Article
Personal Choice

Mental Stealing Effects on Purchase Decisions for Others

Date: 2013
Author: Derek D. Rucker, Esta Denton
Contributor: eb™ Research Team

Past research on mental accounting has focused on how consumers create budgets for themselves to control the flow of resources (Thaler 1980; 1999; Thaler and Johnson 1990). This research examines how consumers’ creation of a mental account, or budget, for another person affects the consumers purchase decisions for that other. Although some prior research suggests might focus on finding a good gift, we predict that the formation of a mental account for another can sometimes lead to consumers avoid optimizing on the best gift. Instead, consumers will spend in a manner to avoid feeling as if they have stolen from another person’s account, an experience we term mental stealing.
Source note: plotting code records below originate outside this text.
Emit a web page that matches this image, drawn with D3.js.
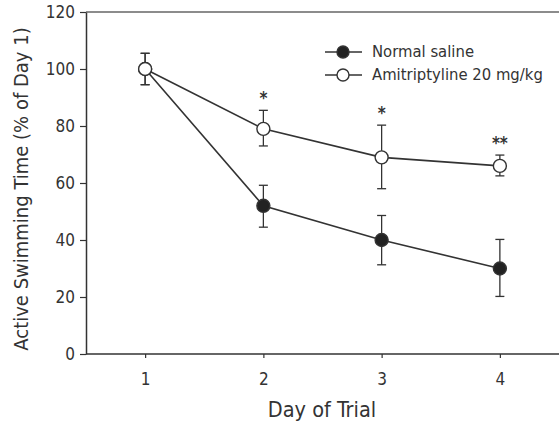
<!DOCTYPE html>
<html><head><meta charset="utf-8">
<script src="https://cdn.jsdelivr.net/npm/d3@7"></script>
<style>body{margin:0;background:#fff}svg{display:block}</style>
</head><body>
<script>
const days = [1, 2, 3, 4];
const yTicks = [0, 20, 40, 60, 80, 100, 120];
const salineMean = [100, 52, 40, 30];
const salineLow = [94.5, 44.5, 31.3, 20.2];
const salineHigh = [105.5, 59.2, 48.6, 40.2];
const amiMean = [100, 79, 69, 66];
const amiLow = [94.5, 73, 58, 62.5];
const amiHigh = [105.5, 85.5, 80.3, 69.8];
const stars = ["", "*", "*", "**"];
const seriesNames = ["Normal saline", "Amitriptyline 20 mg/kg"];

const W = 559, H = 434;
const svg = d3.select("body").append("svg").attr("width", W).attr("height", H);
const font = "'DejaVu Sans Condensed', 'DejaVu Sans', sans-serif";
const ink = "#333";

const x = d3.scaleLinear().domain([0.5, 4.5]).range([86, 559]);
const y = d3.scaleLinear().domain([0, 120]).range([354, 12]);

// top border
svg.append("line").attr("x1", 86).attr("x2", 559).attr("y1", y(120)).attr("y2", y(120))
  .attr("stroke", "#666").attr("stroke-width", 1.5);

const yAxis = svg.append("g").attr("transform", "translate(86,0)")
  .call(d3.axisLeft(y).tickValues(yTicks).tickSize(6).tickPadding(5).tickSizeOuter(0));
const xAxis = svg.append("g").attr("transform", "translate(0,354)")
  .call(d3.axisBottom(x).tickValues(days).tickFormat(d3.format("d")).tickSize(4).tickPadding(15).tickSizeOuter(0));
[yAxis, xAxis].forEach(a => {
  a.select(".domain").attr("stroke", ink).attr("stroke-width", 1.5);
  a.selectAll(".tick line").attr("stroke", ink).attr("stroke-width", 1.2);
  a.selectAll("text").attr("fill", ink).style("font-family", font).style("font-size", "17px");
});
xAxis.select(".domain").attr("d", "M86,0H559");

svg.append("text").attr("x", 322).attr("y", 417).attr("text-anchor", "middle")
  .attr("fill", ink).style("font-family", font).style("font-size", "21.5px").text("Day of Trial");
svg.append("text").attr("transform", "translate(28,189) rotate(-90)").attr("text-anchor", "middle")
  .attr("fill", ink).style("font-family", font).style("font-size", "20px")
  .text("Active Swimming Time (% of Day 1)");

const line = d3.line().x((d, i) => x(days[i])).y(d => y(d));
function series(mean, low, high, fill) {
  svg.append("path").attr("d", line(mean)).attr("fill", "none").attr("stroke", ink).attr("stroke-width", 1.6);
  const g = svg.append("g");
  days.forEach((d, i) => {
    const cx = x(d);
    g.append("line").attr("x1", cx).attr("x2", cx).attr("y1", y(low[i])).attr("y2", y(high[i])).attr("stroke", ink).attr("stroke-width", 1.3);
    [low[i], high[i]].forEach(v => g.append("line").attr("x1", cx - 4.5).attr("x2", cx + 4.5)
      .attr("y1", y(v)).attr("y2", y(v)).attr("stroke", ink).attr("stroke-width", 1.3));
  });
  days.forEach((d, i) => {
    svg.append("circle").attr("cx", x(d)).attr("cy", y(mean[i])).attr("r", 6.5)
      .attr("fill", fill).attr("stroke", ink).attr("stroke-width", 1.4);
  });
}
series(salineMean, salineLow, salineHigh, "#222");
series(amiMean, amiLow, amiHigh, "#fff");

days.forEach((d, i) => {
  if (stars[i]) svg.append("text").attr("x", x(d)).attr("y", y(amiHigh[i]) - 6)
    .attr("text-anchor", "middle").attr("fill", ink).style("font-family", font)
    .style("font-size", "17px").style("font-weight", "bold").text(stars[i]);
});

// legend
const legY = [52, 75], fills = ["#222", "#fff"];
seriesNames.forEach((n, i) => {
  svg.append("line").attr("x1", 325).attr("x2", 362).attr("y1", legY[i]).attr("y2", legY[i]).attr("stroke", ink).attr("stroke-width", 1.6);
  svg.append("circle").attr("cx", 343).attr("cy", legY[i]).attr("r", 6).attr("fill", fills[i]).attr("stroke", ink).attr("stroke-width", 1.4);
  svg.append("text").attr("x", 372).attr("y", legY[i] + 5).attr("fill", ink)
    .style("font-family", font).style("font-size", "16.5px").text(n);
});
</script>
</body></html>
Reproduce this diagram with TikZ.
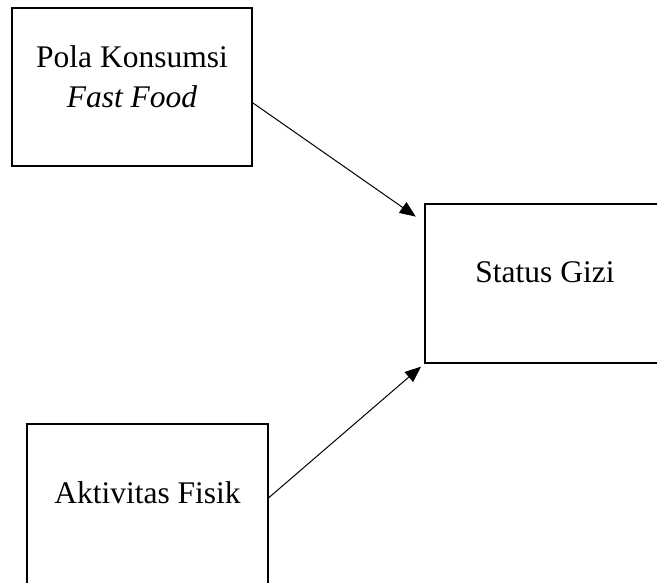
\documentclass[tikz,border=0pt]{standalone}
\usepackage{fontspec}
\setmainfont{Liberation Serif}
\usetikzlibrary{arrows.meta,calc}
\begin{document}
\begin{tikzpicture}[x=1pt,y=1pt,
  box/.style={draw,line width=2pt,minimum width=#1,inner sep=0pt},
  lbl/.style={inner sep=0pt,align=center,font=\fontsize{31.5}{40}\selectfont},
  conn/.style={line width=1pt,-{Triangle[length=16pt,width=13pt]}}]
\useasboundingbox (0,0) rectangle (657,-582);
\node[box=240pt,minimum height=158pt] (pk) at (132,-87) {};
\node[box=240pt,minimum height=159pt] (sg) at (545,-283.5) {};
\node[box=241pt,minimum height=160pt] (af) at (147.5,-504) {};
\node[lbl,anchor=north] (pkt) at (132,-45) {Pola Konsumsi\\\textit{Fast Food}};
\node[lbl,anchor=base] (sgt) at (545,-282) {Status Gizi};
\node[lbl,anchor=base] (aft) at (147.5,-503) {Aktivitas Fisik};
\draw[conn,shorten >=10pt] ($(pk.north east)!0.6!(pk.south east)$) -- ($(sg.north west)!0.12!(sg.south west)$);
\draw[conn,shorten >=4pt] ($(af.north east)!0.46!(af.south east)$) -- (sg.south west);
\end{tikzpicture}
\end{document}
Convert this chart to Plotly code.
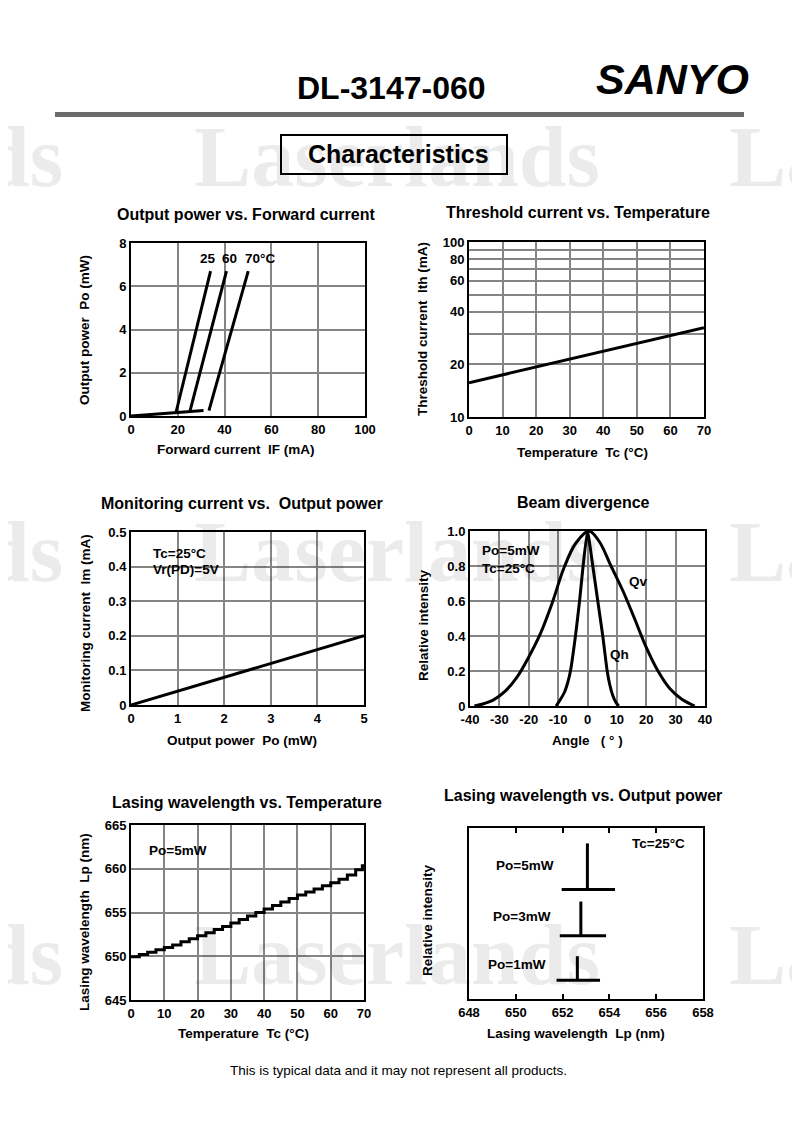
import plotly.graph_objects as go

W, H = 800, 1132
OX, OY = 8, 8  # the page body margin shifts the figure by this much
FONT = "Liberation Sans, Arial, sans-serif"

# ---- values ----
# Output power vs. forward current
if_sub = [0, 31]
po_sub = [0, 0.25]
if_25 = [19.2, 34.0]
po_25 = [0.15, 6.7]
if_60 = [25.2, 40.8]
po_60 = [0.22, 6.7]
if_70 = [33.3, 50.1]
po_70 = [0.25, 6.7]
temp_labels = ["25", "60", "70°C"]
temp_label_x = [32.9, 42.2, 55.0]

# Threshold current vs. temperature
tc_th = [0, 10, 20, 30, 40, 50, 60, 70]
ith = [15.7, 17.4, 19.3, 21.4, 23.6, 26.2, 29.1, 32.4]

# Monitoring current vs. output power
po_mon = [0, 5]
im_mon = [0, 0.2]

# Beam divergence
qv_angle = [-38.5, -36, -32, -28, -24, -20, -16, -12, -8, -4, 0.5, 4, 8, 12, 16, 20, 24, 28, 32, 36.5]
qv_int = [0.0, 0.01, 0.035, 0.085, 0.165, 0.28, 0.415, 0.59, 0.79, 0.93, 1.0,
          0.94, 0.8, 0.66, 0.5, 0.335, 0.2, 0.1, 0.04, 0.0]
qh_angle = [-10.7, -9.5, -7.8, -6.8, -5.8, -4.1, -2.7, -1.5, 0, 1.8, 3.5, 5.2, 6.7, 7.6, 8.6, 9.7, 10.6]
qh_int = [0.0, 0.03, 0.08, 0.13, 0.2, 0.4, 0.6, 0.8, 1.0, 0.8, 0.6, 0.4, 0.2, 0.12, 0.06, 0.02, 0.0]
angle_ticks = [-40, -30, -20, -10, 0, 10, 20, 30, 40]
angle_text = ["-40", "-30", "-20", "-10", "0", "10", "20", "30", "40"]

# Lasing wavelength vs. temperature (stepped trace)
tc_lp = [0, 2.5, 5, 7.5, 10, 12.5, 15, 17.5, 20, 22.5, 25, 27.5, 30, 32.5, 35, 37.5, 40,
         42.5, 45, 47.5, 50, 52.5, 55, 57.5, 60, 62.5, 65, 67.5, 69.5, 70]
lp = [649.95, 650.2, 650.45, 650.75, 651.0, 651.3, 651.65, 652.0, 652.35, 652.7, 653.05,
      653.4, 653.8, 654.2, 654.6, 655.0, 655.4, 655.8, 656.2, 656.6, 657.0, 657.35, 657.7,
      658.05, 658.4, 658.8, 659.3, 659.9, 660.35, 660.35]

# Lasing wavelength vs. output power (spectra)
spec_labels = ["Po=5mW", "Po=3mW", "Po=1mW"]
spec_peak = [653.06, 652.78, 652.63]
spec_top = [0.91, 0.57, 0.25]
spec_base = [0.64, 0.37, 0.11]
spec_left = [651.96, 651.88, 651.74]
spec_right = [654.24, 653.86, 653.6]
spec_label_x = [651.7, 651.58, 651.38]
spec_label_y = [0.78, 0.485, 0.2]

# background watermark rows/columns (page pixels)
wm_x = [-140, 397, 932]
wm_y = [164, 559, 962]


def px(x):
    return (x - OX) / W


def py(y):
    return 1 - (y - OY) / H


def dx(a, b):
    return [px(a), px(b)]


def dy(top, bottom):
    return [py(bottom), py(top)]


def axis(domain, rng, tickvals, ticktext=None, anchor=None, grid=True, **kw):
    d = dict(domain=domain, range=rng, tickvals=tickvals, anchor=anchor,
             showline=True, mirror=True, linecolor="black", linewidth=2,
             showgrid=grid, gridcolor="#858585", gridwidth=1.5, zeroline=False,
             ticks="", fixedrange=True, automargin=False,
             tickfont=dict(family=FONT, size=13, color="black", weight="bold"))
    if ticktext is not None:
        d["ticktext"] = ticktext
    d.update(kw)
    return d


fig = go.Figure()
line = dict(color="black", width=3)

# panel 1
for xs, ys in [(if_sub, po_sub), (if_25, po_25), (if_60, po_60), (if_70, po_70)]:
    fig.add_trace(go.Scatter(x=xs, y=ys, mode="lines", line=line, xaxis="x", yaxis="y"))
# panel 2
fig.add_trace(go.Scatter(x=tc_th, y=ith, mode="lines", line=line, xaxis="x2", yaxis="y2"))
# panel 3
fig.add_trace(go.Scatter(x=po_mon, y=im_mon, mode="lines", line=line, xaxis="x3", yaxis="y3"))
# panel 4
fig.add_trace(go.Scatter(x=qv_angle, y=qv_int, mode="lines",
                         line=dict(color="black", width=3, shape="spline", smoothing=1.0),
                         xaxis="x4", yaxis="y4"))
fig.add_trace(go.Scatter(x=qh_angle, y=qh_int, mode="lines",
                         line=dict(color="black", width=3, shape="spline", smoothing=0.4),
                         xaxis="x4", yaxis="y4"))
# panel 5
fig.add_trace(go.Scatter(x=tc_lp, y=lp, mode="lines", line=dict(color="black", width=3, shape="hv"),
                         xaxis="x5", yaxis="y5"))
# panel 6
for pk, tp, bs, lf, rt in zip(spec_peak, spec_top, spec_base, spec_left, spec_right):
    fig.add_trace(go.Scatter(x=[pk, pk], y=[tp, bs], mode="lines", line=line, xaxis="x6", yaxis="y6"))
    fig.add_trace(go.Scatter(x=[lf, rt], y=[bs, bs], mode="lines", line=line, xaxis="x6", yaxis="y6"))

# watermark on a hidden full-page axis (in page pixels), clipped at the page edge
wx = [x for y in wm_y for x in wm_x]
wy = [y for y in wm_y for x in wm_x]
fig.add_trace(go.Scatter(x=wx, y=wy, mode="text", text=["Laserlands"] * len(wx),
                         textfont=dict(family="Liberation Serif, serif", size=86,
                                       color="rgba(0,0,0,0.08)", weight="bold"),
                         hoverinfo="skip", cliponaxis=True, xaxis="x7", yaxis="y7"))

fig.update_layout(
    template="none",
    width=W, height=H, autosize=False, showlegend=False,
    margin=dict(l=0, r=0, t=0, b=0, pad=0),
    paper_bgcolor="white", plot_bgcolor="rgba(0,0,0,0)",
    font=dict(family=FONT, color="black"),
    xaxis=axis(dx(131, 365), [0, 100], [0, 20, 40, 60, 80, 100], anchor="y"),
    yaxis=axis(dy(243, 416), [0, 8], [0, 2, 4, 6, 8], anchor="x"),
    xaxis2=axis(dx(469, 704), [0, 70], list(range(0, 71, 10)), anchor="y2"),
    yaxis2=axis(dy(242, 417), [1, 2], [10, 20, 30, 40, 50, 60, 70, 80, 90, 100],
                ["10", "20", "", "40", "", "60", "", "80", "", "100"], anchor="x2", type="log"),
    xaxis3=axis(dx(131, 364), [0, 5], [0, 1, 2, 3, 4, 5], anchor="y3"),
    yaxis3=axis(dy(532, 705), [0, 0.5], [0, 0.1, 0.2, 0.3, 0.4, 0.5],
                ["0", "0.1", "0.2", "0.3", "0.4", "0.5"], anchor="x3"),
    xaxis4=axis(dx(470, 705), [-40, 40], angle_ticks, angle_text, anchor="y4"),
    yaxis4=axis(dy(531, 706), [0, 1], [0, 0.2, 0.4, 0.6, 0.8, 1.0],
                ["0", "0.2", "0.4", "0.6", "0.8", "1.0"], anchor="x4"),
    xaxis5=axis(dx(131, 364), [0, 70], list(range(0, 71, 10)), anchor="y5"),
    yaxis5=axis(dy(825, 1000), [645, 665], [645, 650, 655, 660, 665], anchor="x5"),
    xaxis6=axis(dx(469, 703), [648, 658], [648, 650, 652, 654, 656, 658], anchor="y6", grid=False,
                ticks="inside", ticklen=5, tickwidth=2, tickcolor="black", mirror="ticks"),
    yaxis6=axis(dy(828, 999), [0, 1], [], anchor="x6", grid=False, showticklabels=False),
    xaxis7=dict(domain=[0, 1], range=[OX, W + OX], visible=False, fixedrange=True, anchor="y7",
                automargin=False),
    yaxis7=dict(domain=[0, 1], range=[H + OY, OY], visible=False, fixedrange=True, anchor="x7",
                automargin=False),
)

ann = []


def text(x, y, s, size=13.5, xref="paper", yref="paper", weight="bold", **kw):
    if xref == "paper":
        x = px(x)
    if yref == "paper":
        y = py(y)
    d = dict(x=x, y=y, xref=xref, yref=yref, text=s, showarrow=False,
             xanchor="center", yanchor="middle",
             font=dict(family=FONT, size=size, color="black", weight=weight))
    d.update(kw)
    ann.append(d)


# header
text(391, 88, "DL-3147-060", size=32)
text(672, 79, "<i>SANYO</i>", size=43)
text(398, 154, "Characteristics", size=25)
text(398, 1070, "This is typical data and it may not represent all products.", size=13.5, weight="normal")

# panel titles
for x, y, s in [(246, 215, "Output power vs. Forward current"),
                (578, 213, "Threshold current vs. Temperature"),
                (242, 503, "Monitoring current vs.  Output power"),
                (583, 502, "Beam divergence"),
                (247, 802, "Lasing wavelength vs. Temperature"),
                (583, 795, "Lasing wavelength vs. Output power")]:
    text(x, y, s, size=16)

# axis titles
for x, y, s in [(236, 449, "Forward current  IF (mA)"),
                (582, 452, "Temperature  Tc (°C)"),
                (242, 740, "Output power  Po (mW)"),
                (587, 740, "Angle   ( ° )"),
                (243, 1033, "Temperature  Tc (°C)"),
                (576, 1033, "Lasing wavelength  Lp (nm)")]:
    text(x, y, s)
for x, y, s in [(84, 330, "Output power  Po (mW)"),
                (422, 329, "Threshold current  Ith (mA)"),
                (85, 623, "Monitoring current  Im (mA)"),
                (423, 625, "Relative intensity"),
                (84, 922, "Lasing wavelength  Lp (nm)"),
                (427, 920, "Relative intensity")]:
    text(x, y, s, textangle=-90)

# in-plot labels
for s, x in zip(temp_labels, temp_label_x):
    text(x, 7.3, s, xref="x", yref="y")
text(0.42, 0.439, "Tc=25°C", xref="x3", yref="y3", xanchor="left")
text(0.42, 0.391, "Vr(PD)=5V", xref="x3", yref="y3", xanchor="left")
text(-36.5, 0.886, "Po=5mW", xref="x4", yref="y4", xanchor="left")
text(-36.5, 0.785, "Tc=25°C", xref="x4", yref="y4", xanchor="left")
text(17.2, 0.709, "Qv", xref="x4", yref="y4")
text(10.9, 0.295, "Qh", xref="x4", yref="y4")
text(4.8, 662.1, "Po=5mW", xref="x5", yref="y5", xanchor="left")
for s, x, y in zip(spec_labels, spec_label_x, spec_label_y):
    text(x, y, s, xref="x6", yref="y6", xanchor="right")
text(656.1, 0.909, "Tc=25°C", xref="x6", yref="y6")

fig.update_layout(annotations=ann)

fig.update_layout(shapes=[
    dict(type="rect", xref="paper", yref="paper", x0=px(55), x1=px(744), y0=py(117), y1=py(112),
         fillcolor="#6a6a6a", line=dict(width=0)),
    dict(type="rect", xref="paper", yref="paper", x0=px(281), x1=px(507), y0=py(174), y1=py(135),
         line=dict(color="black", width=2)),
])

fig.write_html("out.html")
Mental stealing is defined as a sense of guilt due to an individual feeling that they are stealing from another individual by spending less money than they had cognitively committed to the person in their mind. The creation of a mental account may lead consumers to be averse to spending significantly below the budget due to the feeling that they are stealing resources that have already been given to the other person. In experiment 1, we predict that aversion to mental stealing can lead to decreased purchase intentions towards gifts that meet gift criteria but which are priced significantly below the budget. In experiment 2 we examine whether a mental account must be created for mental stealing to occur, as well as the mediating effect of self-reported guilt. Finally, experiment 3 examines a moderator of the mental stealing effect based on a consumer’s ability to make future reparations.